Leave out all pictures. Return exactly the lines from the top of the material through the line containing "x_labels = ['1000k', '125.7M', '250.5M', '375.2M', '500.0M']".

--- START OF Listed records ---

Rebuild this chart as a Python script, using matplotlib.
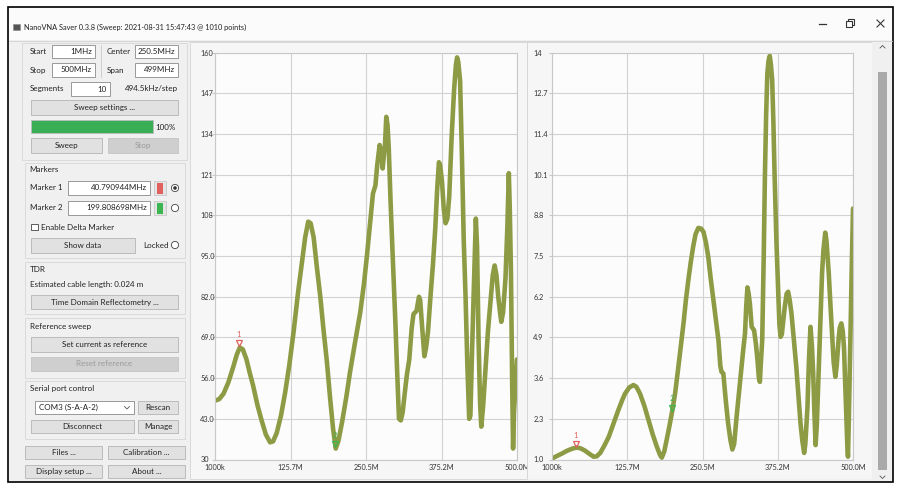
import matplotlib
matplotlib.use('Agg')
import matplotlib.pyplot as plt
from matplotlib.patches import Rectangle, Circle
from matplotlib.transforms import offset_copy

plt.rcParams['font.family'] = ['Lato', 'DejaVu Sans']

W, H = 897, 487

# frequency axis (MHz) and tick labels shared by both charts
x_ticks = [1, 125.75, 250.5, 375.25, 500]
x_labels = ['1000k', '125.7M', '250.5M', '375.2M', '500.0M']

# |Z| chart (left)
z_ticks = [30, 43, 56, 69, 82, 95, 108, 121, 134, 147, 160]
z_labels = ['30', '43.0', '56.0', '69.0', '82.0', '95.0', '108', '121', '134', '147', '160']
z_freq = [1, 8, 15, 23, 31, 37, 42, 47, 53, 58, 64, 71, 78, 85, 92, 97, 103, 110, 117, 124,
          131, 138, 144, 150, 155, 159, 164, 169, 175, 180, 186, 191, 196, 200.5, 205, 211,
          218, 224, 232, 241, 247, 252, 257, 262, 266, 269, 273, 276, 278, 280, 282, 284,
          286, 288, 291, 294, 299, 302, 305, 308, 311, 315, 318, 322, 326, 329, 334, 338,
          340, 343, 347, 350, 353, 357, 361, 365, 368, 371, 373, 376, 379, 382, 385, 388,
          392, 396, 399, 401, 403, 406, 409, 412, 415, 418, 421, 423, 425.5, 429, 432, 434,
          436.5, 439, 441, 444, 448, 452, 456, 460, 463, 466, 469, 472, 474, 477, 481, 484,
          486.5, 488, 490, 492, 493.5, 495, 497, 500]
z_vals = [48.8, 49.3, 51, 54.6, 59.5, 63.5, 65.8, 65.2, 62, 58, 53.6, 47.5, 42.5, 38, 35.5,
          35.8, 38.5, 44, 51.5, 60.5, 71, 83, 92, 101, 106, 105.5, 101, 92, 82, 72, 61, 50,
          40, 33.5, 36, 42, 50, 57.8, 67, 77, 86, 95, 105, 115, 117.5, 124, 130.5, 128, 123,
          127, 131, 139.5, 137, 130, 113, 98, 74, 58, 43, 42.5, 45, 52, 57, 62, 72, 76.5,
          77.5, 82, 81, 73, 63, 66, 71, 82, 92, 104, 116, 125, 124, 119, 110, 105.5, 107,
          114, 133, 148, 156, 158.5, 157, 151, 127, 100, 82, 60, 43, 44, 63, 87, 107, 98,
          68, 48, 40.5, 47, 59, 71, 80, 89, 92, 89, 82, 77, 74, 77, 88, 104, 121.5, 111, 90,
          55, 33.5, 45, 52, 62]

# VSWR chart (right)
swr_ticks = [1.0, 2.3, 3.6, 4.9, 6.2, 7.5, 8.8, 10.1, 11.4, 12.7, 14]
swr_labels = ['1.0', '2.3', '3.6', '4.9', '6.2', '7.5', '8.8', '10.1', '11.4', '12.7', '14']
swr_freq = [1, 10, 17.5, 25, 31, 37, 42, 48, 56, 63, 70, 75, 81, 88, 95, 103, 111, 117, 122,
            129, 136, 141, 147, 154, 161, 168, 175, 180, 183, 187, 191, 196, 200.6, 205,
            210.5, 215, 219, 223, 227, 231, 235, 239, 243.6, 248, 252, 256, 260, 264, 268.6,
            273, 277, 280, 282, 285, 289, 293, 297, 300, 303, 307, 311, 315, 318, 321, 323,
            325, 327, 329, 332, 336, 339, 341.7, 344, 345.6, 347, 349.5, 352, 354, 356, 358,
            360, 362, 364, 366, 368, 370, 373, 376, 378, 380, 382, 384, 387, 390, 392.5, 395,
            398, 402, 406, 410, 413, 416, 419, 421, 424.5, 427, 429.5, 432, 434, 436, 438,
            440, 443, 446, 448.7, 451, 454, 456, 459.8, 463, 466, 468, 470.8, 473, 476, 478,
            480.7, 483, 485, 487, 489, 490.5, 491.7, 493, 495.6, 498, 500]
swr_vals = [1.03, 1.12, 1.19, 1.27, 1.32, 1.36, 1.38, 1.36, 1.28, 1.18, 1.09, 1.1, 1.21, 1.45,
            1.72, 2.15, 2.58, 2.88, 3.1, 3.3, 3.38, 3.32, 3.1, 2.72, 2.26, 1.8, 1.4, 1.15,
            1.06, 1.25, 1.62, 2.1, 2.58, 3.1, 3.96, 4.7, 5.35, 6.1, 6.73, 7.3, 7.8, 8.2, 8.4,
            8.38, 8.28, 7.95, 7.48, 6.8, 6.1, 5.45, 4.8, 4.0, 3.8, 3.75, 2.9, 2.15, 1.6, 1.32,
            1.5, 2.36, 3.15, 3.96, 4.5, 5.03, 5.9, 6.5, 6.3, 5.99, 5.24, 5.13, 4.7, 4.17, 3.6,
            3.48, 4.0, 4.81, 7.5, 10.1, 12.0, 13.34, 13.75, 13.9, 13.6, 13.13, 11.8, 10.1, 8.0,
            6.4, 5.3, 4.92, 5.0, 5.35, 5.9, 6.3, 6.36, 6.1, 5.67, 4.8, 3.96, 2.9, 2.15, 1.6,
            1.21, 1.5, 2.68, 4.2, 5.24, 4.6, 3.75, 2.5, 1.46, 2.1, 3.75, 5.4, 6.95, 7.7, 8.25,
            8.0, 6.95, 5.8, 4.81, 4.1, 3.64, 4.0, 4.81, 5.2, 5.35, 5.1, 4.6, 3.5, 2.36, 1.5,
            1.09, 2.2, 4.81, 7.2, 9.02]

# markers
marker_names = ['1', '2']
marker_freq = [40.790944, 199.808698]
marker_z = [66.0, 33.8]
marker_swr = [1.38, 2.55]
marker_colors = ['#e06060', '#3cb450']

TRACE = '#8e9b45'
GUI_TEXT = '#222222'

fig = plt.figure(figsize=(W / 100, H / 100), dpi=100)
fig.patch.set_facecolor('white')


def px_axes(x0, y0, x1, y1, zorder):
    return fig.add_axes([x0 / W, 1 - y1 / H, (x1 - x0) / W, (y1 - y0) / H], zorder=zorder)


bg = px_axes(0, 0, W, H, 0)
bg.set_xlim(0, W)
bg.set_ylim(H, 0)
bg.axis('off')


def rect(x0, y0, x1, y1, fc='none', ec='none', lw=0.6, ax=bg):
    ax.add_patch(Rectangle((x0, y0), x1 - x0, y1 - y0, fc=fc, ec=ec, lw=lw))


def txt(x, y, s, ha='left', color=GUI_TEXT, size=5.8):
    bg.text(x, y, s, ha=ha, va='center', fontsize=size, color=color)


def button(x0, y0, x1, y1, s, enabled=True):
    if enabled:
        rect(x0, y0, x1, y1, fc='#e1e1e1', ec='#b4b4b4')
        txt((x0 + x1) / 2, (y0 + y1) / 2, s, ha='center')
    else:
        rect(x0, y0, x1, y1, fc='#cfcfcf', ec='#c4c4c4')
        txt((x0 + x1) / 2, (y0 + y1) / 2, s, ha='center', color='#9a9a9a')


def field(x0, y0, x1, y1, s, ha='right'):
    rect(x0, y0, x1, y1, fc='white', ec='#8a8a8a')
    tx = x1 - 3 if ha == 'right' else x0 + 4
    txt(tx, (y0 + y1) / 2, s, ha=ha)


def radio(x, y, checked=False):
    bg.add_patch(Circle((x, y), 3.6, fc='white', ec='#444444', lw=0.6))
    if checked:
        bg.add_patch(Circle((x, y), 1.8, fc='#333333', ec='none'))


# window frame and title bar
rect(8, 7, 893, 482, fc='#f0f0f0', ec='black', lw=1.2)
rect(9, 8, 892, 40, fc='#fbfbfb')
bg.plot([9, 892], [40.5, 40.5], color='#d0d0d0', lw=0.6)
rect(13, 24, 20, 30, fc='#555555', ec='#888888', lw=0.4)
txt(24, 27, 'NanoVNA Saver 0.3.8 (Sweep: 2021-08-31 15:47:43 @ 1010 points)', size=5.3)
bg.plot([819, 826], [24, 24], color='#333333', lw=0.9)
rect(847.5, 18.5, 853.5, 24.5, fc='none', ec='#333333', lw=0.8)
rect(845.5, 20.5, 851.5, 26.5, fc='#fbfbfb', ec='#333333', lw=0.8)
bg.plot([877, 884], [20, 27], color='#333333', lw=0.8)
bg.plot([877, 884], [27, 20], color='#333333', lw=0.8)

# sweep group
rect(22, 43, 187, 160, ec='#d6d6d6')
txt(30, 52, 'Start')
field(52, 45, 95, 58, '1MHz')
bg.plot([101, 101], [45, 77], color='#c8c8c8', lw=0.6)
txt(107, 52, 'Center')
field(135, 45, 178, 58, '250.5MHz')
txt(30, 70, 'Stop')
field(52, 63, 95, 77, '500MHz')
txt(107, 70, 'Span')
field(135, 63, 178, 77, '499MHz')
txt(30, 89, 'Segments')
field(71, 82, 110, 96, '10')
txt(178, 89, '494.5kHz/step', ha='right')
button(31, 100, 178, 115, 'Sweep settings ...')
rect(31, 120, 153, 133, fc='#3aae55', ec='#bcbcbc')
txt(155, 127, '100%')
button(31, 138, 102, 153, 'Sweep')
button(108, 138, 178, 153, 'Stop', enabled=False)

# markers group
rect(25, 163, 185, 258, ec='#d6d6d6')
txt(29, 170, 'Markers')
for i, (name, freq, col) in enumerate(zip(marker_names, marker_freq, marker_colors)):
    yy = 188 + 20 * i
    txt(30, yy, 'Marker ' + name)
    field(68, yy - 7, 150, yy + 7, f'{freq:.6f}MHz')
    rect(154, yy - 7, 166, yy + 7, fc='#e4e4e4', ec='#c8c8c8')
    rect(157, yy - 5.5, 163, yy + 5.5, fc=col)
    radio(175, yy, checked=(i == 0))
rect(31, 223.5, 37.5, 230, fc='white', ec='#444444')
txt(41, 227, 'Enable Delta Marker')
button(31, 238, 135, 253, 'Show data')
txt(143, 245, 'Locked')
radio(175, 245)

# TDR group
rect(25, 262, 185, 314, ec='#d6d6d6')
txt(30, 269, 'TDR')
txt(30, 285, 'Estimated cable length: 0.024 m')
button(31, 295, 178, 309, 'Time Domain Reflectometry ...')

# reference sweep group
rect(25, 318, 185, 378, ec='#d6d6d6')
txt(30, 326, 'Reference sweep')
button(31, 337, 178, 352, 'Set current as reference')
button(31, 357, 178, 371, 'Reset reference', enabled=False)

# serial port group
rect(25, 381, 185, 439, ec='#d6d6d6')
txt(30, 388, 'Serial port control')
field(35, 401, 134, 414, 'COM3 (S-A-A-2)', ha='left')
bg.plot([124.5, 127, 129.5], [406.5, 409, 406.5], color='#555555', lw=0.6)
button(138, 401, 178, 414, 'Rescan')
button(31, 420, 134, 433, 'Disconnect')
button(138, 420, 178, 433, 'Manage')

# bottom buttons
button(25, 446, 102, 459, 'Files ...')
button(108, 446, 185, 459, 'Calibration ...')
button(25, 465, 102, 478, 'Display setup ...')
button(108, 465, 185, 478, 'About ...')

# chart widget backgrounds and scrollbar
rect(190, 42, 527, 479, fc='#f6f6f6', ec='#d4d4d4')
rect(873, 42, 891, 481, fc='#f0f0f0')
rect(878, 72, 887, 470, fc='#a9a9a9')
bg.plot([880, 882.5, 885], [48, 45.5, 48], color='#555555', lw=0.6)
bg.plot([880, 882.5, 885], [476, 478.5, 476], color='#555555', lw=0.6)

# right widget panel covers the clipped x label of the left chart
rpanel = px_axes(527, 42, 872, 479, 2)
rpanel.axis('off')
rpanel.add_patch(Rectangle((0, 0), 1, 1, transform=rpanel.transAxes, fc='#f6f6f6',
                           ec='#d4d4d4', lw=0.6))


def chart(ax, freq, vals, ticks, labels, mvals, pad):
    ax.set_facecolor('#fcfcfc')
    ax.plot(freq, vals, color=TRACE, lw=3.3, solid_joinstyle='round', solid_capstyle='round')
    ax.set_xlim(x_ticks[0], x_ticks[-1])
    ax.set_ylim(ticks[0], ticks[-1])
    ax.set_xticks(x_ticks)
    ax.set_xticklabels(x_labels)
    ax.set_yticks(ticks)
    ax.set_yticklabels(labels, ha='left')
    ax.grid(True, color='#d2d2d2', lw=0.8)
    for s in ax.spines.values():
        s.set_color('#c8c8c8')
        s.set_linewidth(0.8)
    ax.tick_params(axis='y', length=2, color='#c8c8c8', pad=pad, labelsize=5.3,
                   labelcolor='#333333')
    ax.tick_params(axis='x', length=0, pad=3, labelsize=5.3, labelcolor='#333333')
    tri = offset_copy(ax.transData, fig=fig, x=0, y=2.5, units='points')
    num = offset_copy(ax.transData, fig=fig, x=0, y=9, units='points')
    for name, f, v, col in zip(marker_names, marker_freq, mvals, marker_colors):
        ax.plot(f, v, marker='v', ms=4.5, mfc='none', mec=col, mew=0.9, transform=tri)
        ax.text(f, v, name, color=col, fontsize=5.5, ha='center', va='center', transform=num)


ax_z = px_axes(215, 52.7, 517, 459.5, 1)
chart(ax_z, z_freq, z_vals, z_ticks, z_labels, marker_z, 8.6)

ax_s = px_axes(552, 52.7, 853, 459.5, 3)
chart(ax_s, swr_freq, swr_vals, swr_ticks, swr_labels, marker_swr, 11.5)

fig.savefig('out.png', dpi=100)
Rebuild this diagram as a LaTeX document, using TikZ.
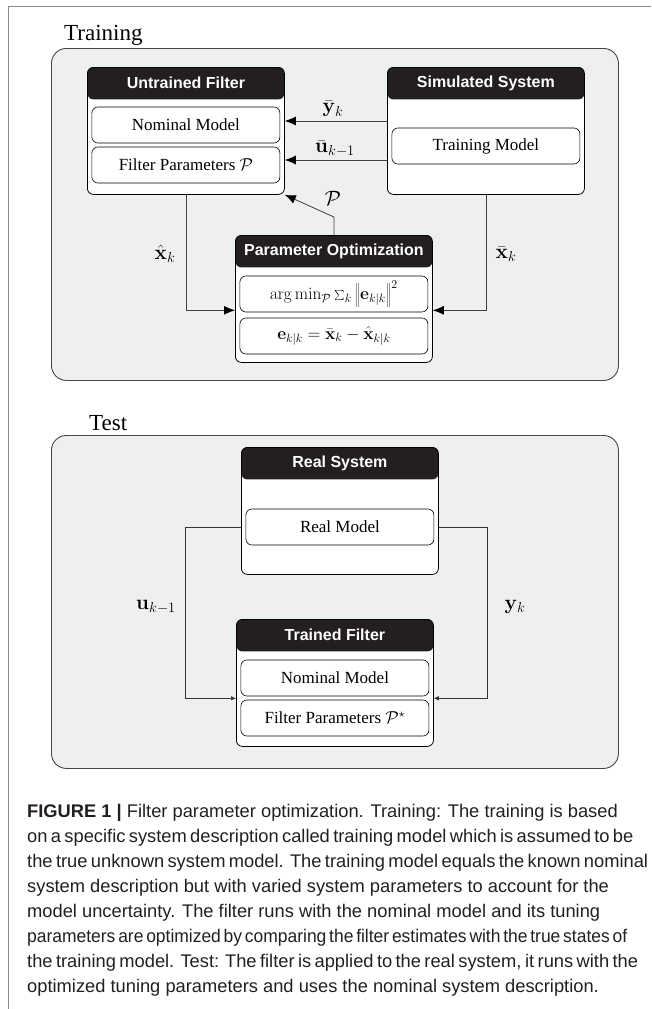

--- END OF Listed records ---

## Response to this exercise:
Rebuild this chart as a Python script, using matplotlib.
import matplotlib
matplotlib.use('Agg')
import matplotlib.pyplot as plt
from matplotlib.patches import Rectangle, Circle
from matplotlib.transforms import offset_copy

plt.rcParams['font.family'] = ['Lato', 'DejaVu Sans']

W, H = 897, 487

# frequency axis (MHz) and tick labels shared by both charts
x_ticks = [1, 125.75, 250.5, 375.25, 500]
x_labels = ['1000k', '125.7M', '250.5M', '375.2M', '500.0M']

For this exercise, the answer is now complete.